Matérialisée par un fil, la mission professionnelle de Céline s’applique en première instance à des machines, ce qui représente, somme toute, une forme idéale de management. Ici, point d’esprit d’équipe, de relations humaines ou de responsabilité collégiale. En outre, l’accent n’est pas mis sur la responsabilité mais sur les « responsabilités », comme si la conjugaison du devoir-faire et du savoir-faire avait fini par éclipser le simple devoir: « prendre toujours plus de responsabilités » (mais est-ce bien la quantité des responsabilités qui fait la valeur du poste?)

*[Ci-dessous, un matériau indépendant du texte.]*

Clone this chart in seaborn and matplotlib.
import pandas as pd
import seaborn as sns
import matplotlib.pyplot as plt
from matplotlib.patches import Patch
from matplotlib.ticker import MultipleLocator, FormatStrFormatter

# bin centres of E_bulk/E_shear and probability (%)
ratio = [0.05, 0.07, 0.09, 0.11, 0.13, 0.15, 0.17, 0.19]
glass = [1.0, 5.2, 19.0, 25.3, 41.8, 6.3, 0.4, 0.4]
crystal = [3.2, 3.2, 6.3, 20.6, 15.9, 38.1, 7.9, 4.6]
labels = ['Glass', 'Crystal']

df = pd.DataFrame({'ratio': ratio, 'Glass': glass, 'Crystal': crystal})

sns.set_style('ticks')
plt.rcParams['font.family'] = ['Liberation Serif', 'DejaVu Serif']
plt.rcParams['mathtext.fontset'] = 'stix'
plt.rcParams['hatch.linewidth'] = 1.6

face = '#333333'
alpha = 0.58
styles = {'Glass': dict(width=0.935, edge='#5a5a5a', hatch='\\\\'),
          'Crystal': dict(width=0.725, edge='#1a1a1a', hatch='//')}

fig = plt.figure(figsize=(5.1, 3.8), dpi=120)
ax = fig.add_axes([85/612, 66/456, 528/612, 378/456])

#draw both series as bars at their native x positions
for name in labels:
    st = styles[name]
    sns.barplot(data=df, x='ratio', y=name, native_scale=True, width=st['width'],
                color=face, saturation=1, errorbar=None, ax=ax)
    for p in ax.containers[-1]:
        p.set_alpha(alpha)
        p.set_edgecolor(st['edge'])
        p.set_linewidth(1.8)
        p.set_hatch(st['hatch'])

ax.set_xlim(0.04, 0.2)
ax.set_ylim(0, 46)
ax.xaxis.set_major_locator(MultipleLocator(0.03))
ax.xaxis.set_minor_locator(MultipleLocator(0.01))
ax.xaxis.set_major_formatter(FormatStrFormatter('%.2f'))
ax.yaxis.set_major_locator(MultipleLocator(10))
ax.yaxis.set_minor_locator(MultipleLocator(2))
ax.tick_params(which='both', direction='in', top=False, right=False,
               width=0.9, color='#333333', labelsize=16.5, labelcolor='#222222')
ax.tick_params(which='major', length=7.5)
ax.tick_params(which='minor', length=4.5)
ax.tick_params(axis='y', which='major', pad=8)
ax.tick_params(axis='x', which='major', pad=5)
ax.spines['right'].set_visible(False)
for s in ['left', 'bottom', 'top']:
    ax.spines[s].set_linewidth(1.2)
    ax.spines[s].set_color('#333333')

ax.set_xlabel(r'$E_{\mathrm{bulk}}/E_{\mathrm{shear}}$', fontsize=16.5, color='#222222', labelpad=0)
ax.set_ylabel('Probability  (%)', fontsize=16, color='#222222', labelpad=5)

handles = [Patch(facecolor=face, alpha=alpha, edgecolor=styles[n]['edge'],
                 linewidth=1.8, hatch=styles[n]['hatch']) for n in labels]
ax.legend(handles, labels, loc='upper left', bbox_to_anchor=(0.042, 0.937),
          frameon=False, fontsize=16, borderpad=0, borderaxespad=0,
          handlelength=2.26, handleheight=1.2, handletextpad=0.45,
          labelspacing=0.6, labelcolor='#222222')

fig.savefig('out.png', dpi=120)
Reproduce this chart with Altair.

L’emploi du pluriel montre à quel point la notion de responsabilité correspond moins, finalement, à un engagement d’ordre moral (état), qu’à  la définition d’un champ de compétences renvoyant à la représentation d’un statut professionnel : dans le langage professionnel, le terme « responsable » a d’ailleurs détrôné les mots « chef », « sous-chef », « adjoint »  ou « chargé-e de ». En outre, prendre, « avoir » ou « assumer » des responsabilités » (statut) ne revient pas tout à fait à la même chose que « prendre »/ »assumer » ses « responsabilités » ou encore  « être responsable » (état).

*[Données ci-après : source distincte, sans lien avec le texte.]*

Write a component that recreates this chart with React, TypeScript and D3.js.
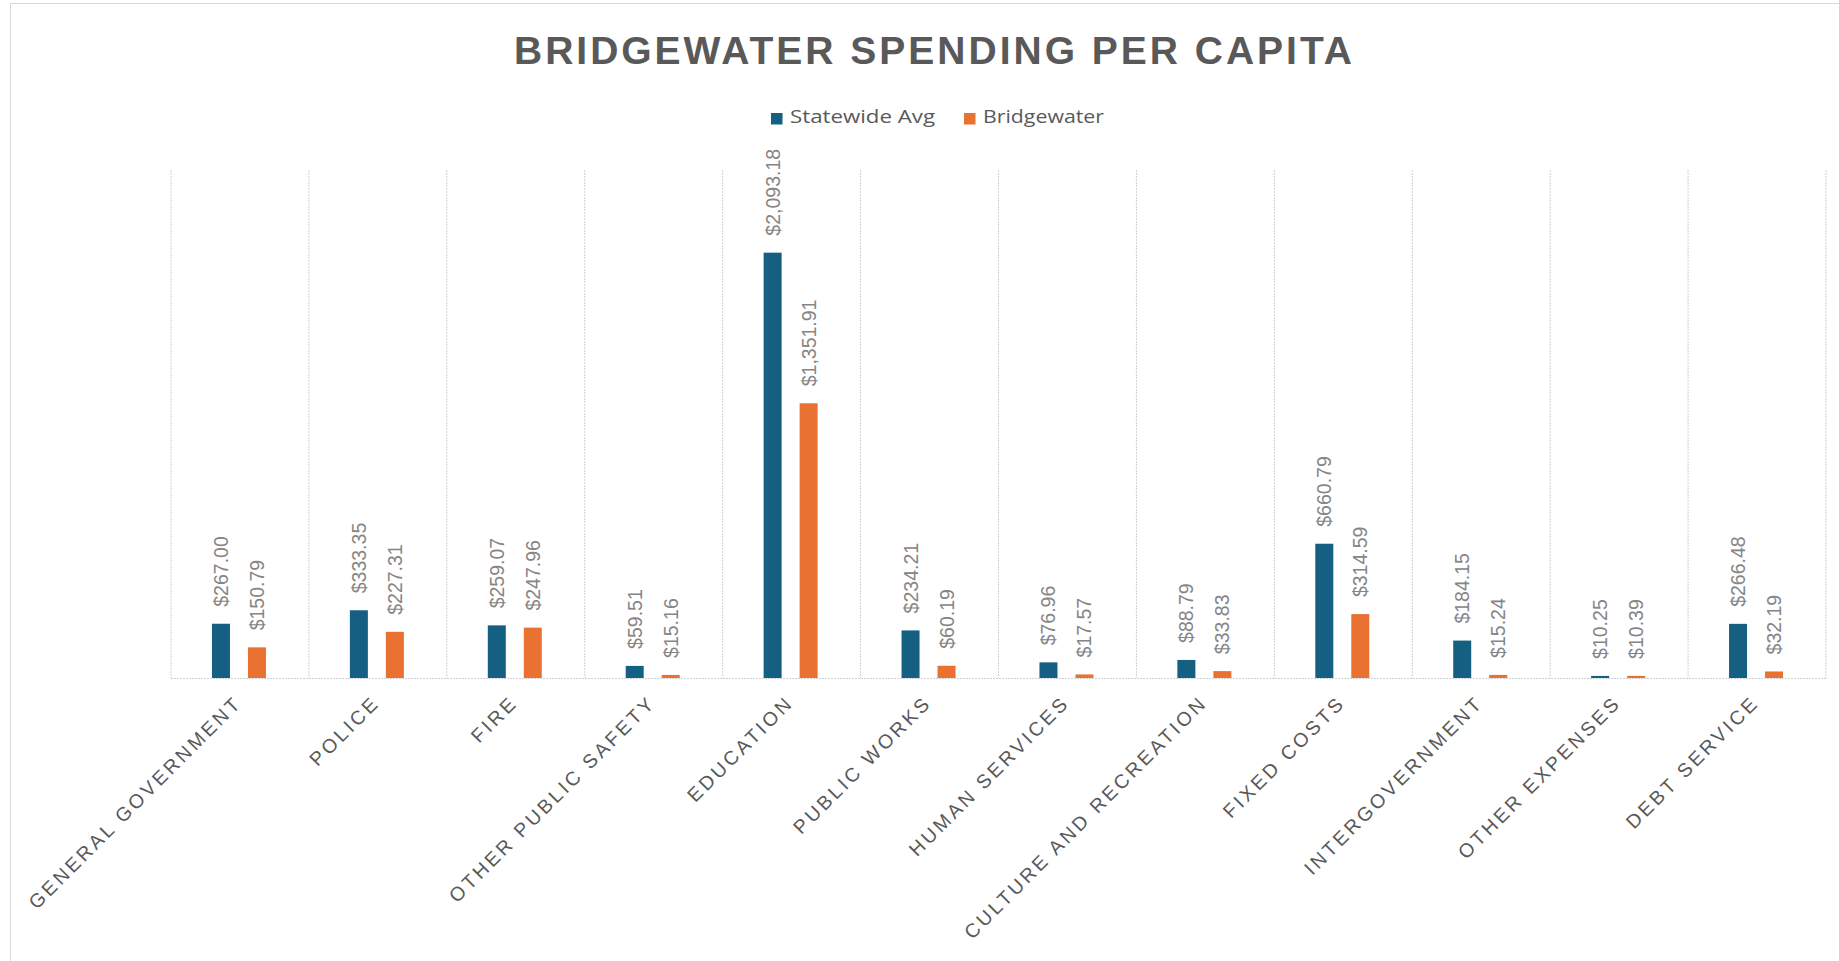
import React from "react";
import * as d3 from "d3";

const categories = [
  "GENERAL GOVERNMENT",
  "POLICE",
  "FIRE",
  "OTHER PUBLIC SAFETY",
  "EDUCATION",
  "PUBLIC WORKS",
  "HUMAN SERVICES",
  "CULTURE AND RECREATION",
  "FIXED COSTS",
  "INTERGOVERNMENT",
  "OTHER EXPENSES",
  "DEBT SERVICE",
];
const statewideAvg = [267.0, 333.35, 259.07, 59.51, 2093.18, 234.21, 76.96, 88.79, 660.79, 184.15, 10.25, 266.48];
const bridgewater = [150.79, 227.31, 247.96, 15.16, 1351.91, 60.19, 17.57, 33.83, 314.59, 15.24, 10.39, 32.19];
const seriesNames = ["Statewide Avg", "Bridgewater"];
const seriesColors = ["#156082", "#E97132"];
const title = "BRIDGEWATER SPENDING PER CAPITA";

const W = 1839;
const H = 961;
const plot = { left: 171, right: 1826, top: 170, bottom: 678 };

export default function App() {
  const x = d3.scaleBand<string>().domain(categories).range([plot.left, plot.right]).padding(0);
  const inner = d3.scaleBand<string>().domain(seriesNames).range([-28, 26]).paddingInner(0.5).paddingOuter(0);
  const y = d3.scaleLinear().domain([0, 2500]).range([plot.bottom, plot.top]);
  const fmt = (v: number) => "$" + d3.format(",.2f")(v);
  const series = [statewideAvg, bridgewater];
  const gridXs = categories.map((c) => x(c) as number).concat([plot.right]);

  return (
    <svg width={W} height={H} style={{ position: "absolute", left: 0, top: 0, background: "#fff" }}>
      <rect x={10.5} y={3.5} width={W + 20} height={H + 20} fill="#fff" stroke="#d9d9d9" strokeWidth={1} />
      <text
        x={933}
        y={64}
        textAnchor="middle"
        fontFamily="'Liberation Sans', Arial, sans-serif"
        fontWeight="bold"
        fontSize={39}
        fill="#595959"
        textLength={838}
        lengthAdjust="spacing"
      >
        {title}
      </text>
      {/* legend */}
      {seriesNames.map((s, i) => {
        const lx = [771, 964][i];
        const tl = [145, 121][i];
        return (
          <g key={s}>
            <rect x={lx} y={113} width={11.5} height={11.5} fill={seriesColors[i]} />
            <text
              x={lx + 19}
              y={123}
              fontFamily="'Open Sans', 'Liberation Sans', sans-serif"
              fontSize={19}
              fill="#595959"
              textLength={tl}
              lengthAdjust="spacingAndGlyphs"
            >
              {s}
            </text>
          </g>
        );
      })}
      {/* gridlines */}
      {gridXs.map((gx, i) => (
        <line key={i} x1={gx} x2={gx} y1={plot.top} y2={plot.bottom} stroke="#d0d0d0" strokeWidth={1} strokeDasharray="2,1" />
      ))}
      <line x1={plot.left} x2={plot.right} y1={plot.bottom + 0.5} y2={plot.bottom + 0.5} stroke="#d0d0d0" strokeWidth={1.2} strokeDasharray="2,1" />
      {/* bars */}
      {categories.map((c, ci) => {
        const cx = (x(c) as number) + x.bandwidth() / 2;
        return (
          <g key={c}>
            {series.map((vals, si) => {
              const bx = cx + (inner(seriesNames[si]) as number);
              const bw = inner.bandwidth();
              const top = y(vals[ci]);
              const labelX = bx + bw / 2 + 7;
              const labelY = top - 17;
              return (
                <g key={si}>
                  <rect x={bx} y={top} width={bw} height={plot.bottom - top} fill={seriesColors[si]} />
                  <text
                    transform={`translate(${labelX},${labelY}) rotate(-90)`}
                    fontFamily="'Liberation Sans', Arial, sans-serif"
                    fontSize={19.5}
                    fill="#858585"
                  >
                    {fmt(vals[ci])}
                  </text>
                </g>
              );
            })}
            <text
              transform={`translate(${cx + 3},${plot.bottom + 26}) rotate(-45)`}
              textAnchor="end"
              fontFamily="'Liberation Sans', Arial, sans-serif"
              fontSize={19.5}
              letterSpacing={3}
              fill="#595959"
            >
              {c}
            </text>
          </g>
        );
      })}
    </svg>
  );
}
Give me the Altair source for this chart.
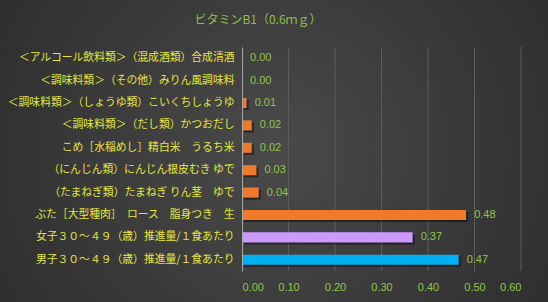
import altair as alt
import pandas as pd

categories = [
    "＜アルコール飲料類＞（混成酒類）合成清酒",
    "＜調味料類＞（その他）みりん風調味料",
    "＜調味料類＞（しょうゆ類）こいくちしょうゆ",
    "＜調味料類＞（だし類）かつおだし",
    "こめ［水稲めし］精白米　うるち米",
    "（にんじん類）にんじん根皮むき ゆで",
    "（たまねぎ類）たまねぎ りん茎　ゆで",
    "ぶた［大型種肉］　ロース　脂身つき　生",
    "女子３０～４９（歳）推進量/１食あたり",
    "男子３０～４９（歳）推進量/１食あたり",
]
values = [0.0, 0.0, 0.01, 0.021, 0.021, 0.031, 0.036, 0.482, 0.367, 0.466]
groups = ["food"] * 8 + ["female", "male"]
ticks = [0.0, 0.1, 0.2, 0.3, 0.4, 0.5, 0.6]
title_text = "ビタミンB1（0.6ｍｇ）"

df = pd.DataFrame({"name": categories, "value": values, "group": groups})
tdf = pd.DataFrame({"value": ticks[1:]})

W, H = 279, 224
PL, PT, PR, PB = 242, 47, 27, 31

bg = alt.Chart(pd.DataFrame({"a": [0]})).mark_rect(
    fill={
        "gradient": "radial",
        "x1": 0.5, "y1": 0.5, "r1": 0.0,
        "x2": 0.5, "y2": 0.5, "r2": 0.75,
        "stops": [
            {"offset": 0.0, "color": "#4a4a4a"},
            {"offset": 1.0, "color": "#262626"},
        ],
    }
).encode(
    x=alt.value(-PL), x2=alt.value(W + PR),
    y=alt.value(-PT), y2=alt.value(H + PB),
)

xscale = alt.Scale(domain=[0, 0.6], nice=False)
xaxis = alt.Axis(
    title=None, values=ticks, format=".2f", domain=False, ticks=False,
    labelColor="#92c44a", labelFont="Liberation Sans", labelFontSize=11,
    labelPadding=10, grid=False, zindex=1,
)
xenc = alt.X("value:Q", scale=xscale, axis=xaxis)

grid = alt.Chart(tdf).mark_rule(color="#5c5c5c", strokeWidth=1).encode(
    x=xenc,
    y=alt.value(0), y2=alt.value(H),
)

yenc = alt.Y(
    "name:N", sort=categories,
    scale=alt.Scale(paddingInner=0.55, paddingOuter=0.275),
    axis=alt.Axis(
        title=None, ticks=False, domain=True, domainColor="#a8a8a8", domainWidth=1,
        labelColor="#e6e63c", labelFont="Noto Sans CJK JP", labelFontSize=10.8,
        labelPadding=8, labelLimit=300, grid=False, zindex=1,
    ),
)

shadow = alt.Chart(df).mark_bar(
    color="#000000", opacity=0.45, xOffset=2, yOffset=2
).encode(x=xenc, y=yenc)

bars = alt.Chart(df).mark_bar().encode(
    x=xenc, y=yenc,
    color=alt.Color(
        "group:N",
        scale=alt.Scale(domain=["food", "female", "male"],
                        range=["#f07a2a", "#cc99ff", "#00b0f0"]),
        legend=None,
    ),
)

labels = alt.Chart(df).mark_text(
    align="left", baseline="middle", dx=8, color="#92c44a",
    font="Liberation Sans", fontSize=11,
).encode(x=xenc, y=yenc, text=alt.Text("value:Q", format=".2f"))

title = alt.Chart(pd.DataFrame({"t": [title_text]})).mark_text(
    align="center", baseline="middle", color="#8cc04a",
    font="Noto Sans CJK JP", fontSize=12,
).encode(x=alt.value(258 - PL), y=alt.value(20 - PT), text="t:N")

chart = alt.layer(bg, grid, shadow, bars, labels, title).properties(
    width=W, height=H,
    padding={"left": PL, "top": PT, "right": PR, "bottom": PB},
    autosize=alt.AutoSizeParams(type="none"),
    background="#333333",
).configure_view(stroke=None)

chart.save("out.html", embed_options={"renderer": "svg", "actions": False})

Il règne enfin une sorte de flou artistique quant à la nature des « responsabilités » de Céline… même si le lecteur devine que sa « sécurité » en fait plus ou moins partie (« garantir la sécurité de tous »). Doit-elle vraiment gérer seule toutes ces machines? Les verbes à l’infinitif viennent renforcer le caractère idéologique du messsage: « travailler dans une centrale, c’est évoluer (…), garantir (…), prendre (…), enrichir (…) ».  En effet, le procès (=l’action) est présenté sous sa forme la plus virtuelle (aspect inaccompli), comme figé dans une dimension  atemporelle. L’infinitif revêt presque, ici, une valeur proverbiale.

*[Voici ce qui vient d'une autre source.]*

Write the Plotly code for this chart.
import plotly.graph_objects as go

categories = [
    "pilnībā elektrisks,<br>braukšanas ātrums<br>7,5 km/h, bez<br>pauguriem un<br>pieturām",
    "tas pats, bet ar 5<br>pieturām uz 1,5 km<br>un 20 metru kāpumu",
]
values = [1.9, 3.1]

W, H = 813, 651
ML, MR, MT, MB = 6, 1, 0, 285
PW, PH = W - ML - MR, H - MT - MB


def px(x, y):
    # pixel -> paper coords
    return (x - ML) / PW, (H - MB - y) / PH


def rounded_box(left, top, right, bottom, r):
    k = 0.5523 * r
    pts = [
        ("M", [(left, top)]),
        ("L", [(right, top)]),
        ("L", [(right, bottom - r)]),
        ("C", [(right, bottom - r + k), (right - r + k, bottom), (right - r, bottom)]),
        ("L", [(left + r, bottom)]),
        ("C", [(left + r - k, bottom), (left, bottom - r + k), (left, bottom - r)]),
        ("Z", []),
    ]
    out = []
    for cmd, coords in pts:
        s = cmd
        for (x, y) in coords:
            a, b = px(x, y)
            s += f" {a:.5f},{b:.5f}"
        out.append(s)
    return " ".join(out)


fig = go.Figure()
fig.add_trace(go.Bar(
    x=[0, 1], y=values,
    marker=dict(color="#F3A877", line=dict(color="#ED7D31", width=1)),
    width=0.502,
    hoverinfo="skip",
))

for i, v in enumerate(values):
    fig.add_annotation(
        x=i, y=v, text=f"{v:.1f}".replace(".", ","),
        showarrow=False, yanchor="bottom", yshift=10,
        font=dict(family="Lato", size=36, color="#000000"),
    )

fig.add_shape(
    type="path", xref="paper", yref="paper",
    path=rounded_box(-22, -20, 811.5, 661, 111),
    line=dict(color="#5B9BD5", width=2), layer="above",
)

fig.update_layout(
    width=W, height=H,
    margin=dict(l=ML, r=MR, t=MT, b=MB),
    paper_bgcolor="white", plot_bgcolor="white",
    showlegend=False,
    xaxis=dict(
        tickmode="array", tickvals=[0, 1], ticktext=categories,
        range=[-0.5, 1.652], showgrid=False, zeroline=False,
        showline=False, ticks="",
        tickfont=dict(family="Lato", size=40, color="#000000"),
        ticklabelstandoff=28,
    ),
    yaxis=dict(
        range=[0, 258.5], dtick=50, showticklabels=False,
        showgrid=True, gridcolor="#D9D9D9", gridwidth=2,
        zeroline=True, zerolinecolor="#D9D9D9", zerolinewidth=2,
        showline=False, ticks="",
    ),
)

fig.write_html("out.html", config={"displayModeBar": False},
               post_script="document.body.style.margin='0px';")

Céline n’est donc pas seulement l’incarnation de la Fée électricité. Elle est aussi une déesse bienfaitrice, un ange qui veille sur « la sécurité de tous »… Une figure syncrétique, en quelque sorte, des forces mystiques et surnaturelles qui régissent à la fois l’environnement, l’évolution et le comportement de l’espèce humaine.

Pour conclure, puisque notre « sécurité », notre « avenir » et notre « épanouissement » ne tiennent qu’à un fil – et à une seule personne -, il ne nous reste plus qu’à implorer les dieux pour qu’EDF ne se fourvoie pas dans son recrutement et qu’il choisisse LA bonne étoile…

3 réflexions sur “Y a-t-il un(e) pilote dans la centrale?

  1. Vous oubliez juste que les équipes qui gèrent les réacteurs sont formées tout au long de leur carrière sur simulateur, et que ceci est un simulateur.

    • Bonjour Sylvain

      Rassurez-vous, je n’oublie pas qu’il existe des simulateurs destinés à former les équipes. Loin de moi l’idée d’évaluer la capacité des ingénieurs EDF à piloter un réacteur… Dans ce post, j’analyse simplement une situation de communication qui ici, est une « mise en scène », peu importe qu’il s’agisse d’un vrai réacteur ou d’un simulateur.